有没有办法列出已使用或未使用的文件?(我不是指辅助文件,我对那些没意见。)
答案1
我想出了这个小脚本(从项目的根文件夹运行):
#!/bin/bash
for image_file in $(ls fig/)
do
if grep $image_file *.log -c > 1
then
echo "File $image_file is in use."
else
echo "File $image_file is not in use."
mv "fig/$image_file" "fig/moved.$image_file" # or any other action
fi
done
答案2
如果有人仍在寻找,我已经编写了一个 Python 3 脚本来处理这个问题。我使用它来生成一个新的干净的 LaTex 文件夹,所有使用的文件都直接位于文件夹的根目录中,而不是分散在多个子目录中。这是 arXiv 和 HAL 等预印本服务器的要求。
(如果您只想删除不使用的文件,那么只需使用新创建的干净文件夹的内容)
该脚本的输入为:
- 要解析的 TeX 文件列表(如果您将文档分成多个文件,位于同一文件夹中)
- 我们希望查找的潜在未使用文件的文件扩展名列表
- 其他一些不言自明的选项
该脚本在指定的 TeX 文件中查找指定扩展名的所有出现情况,并构建具有此扩展名的所有已使用文件的列表。所有这些文件都被复制到新的指定文件夹中。为方便起见,还会复制位于 TeX 文件夹根目录中的其他文件(TeX 编译文件和以前未使用的文件除外)。提供的 TeX 文件也会被复制,但它们对这些文件的所有引用都会被更改,以便它们直接指向新文件夹根目录中的新文件。

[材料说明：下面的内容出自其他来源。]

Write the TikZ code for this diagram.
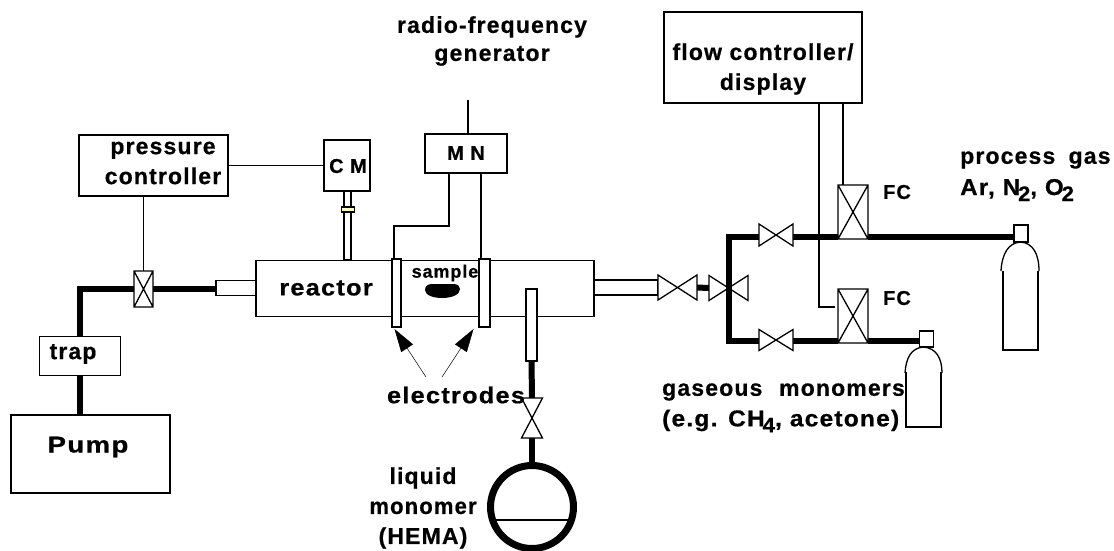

这样,您就可以直接获得一个包含您需要的所有文件的可编译的 LaTex 文件夹。
以下是代码:
import os, sys, shutil
import re
import ntpath
############ INPUTS ###############
# list of Tex files to parse
# (they should all be within the same folder, as the image paths
# are computed relative to the first TeX file)
texPathList = ["/home/my/tex/folder/my_first_file.tex",
"/home/my/tex/folder/my_second_file.tex"]
# extensions to search
extensions=[".png", ".jpg", ".jpeg", ".pdf", ".eps"]
bExcludeComments = True # if True, files appearing in comments will not be kept
# path where all used images and the modified TeX files should be copied
# (you can then copy over missing files, e.g. other types of images, Bib files...)
# location of the new folder (should not exist already)
exportFolder = '/home/my/new/folder/clean_article/'
# should all other files in the root folder (not in subfolders) be copied ?
# (temporary TeX compilation files are not copied)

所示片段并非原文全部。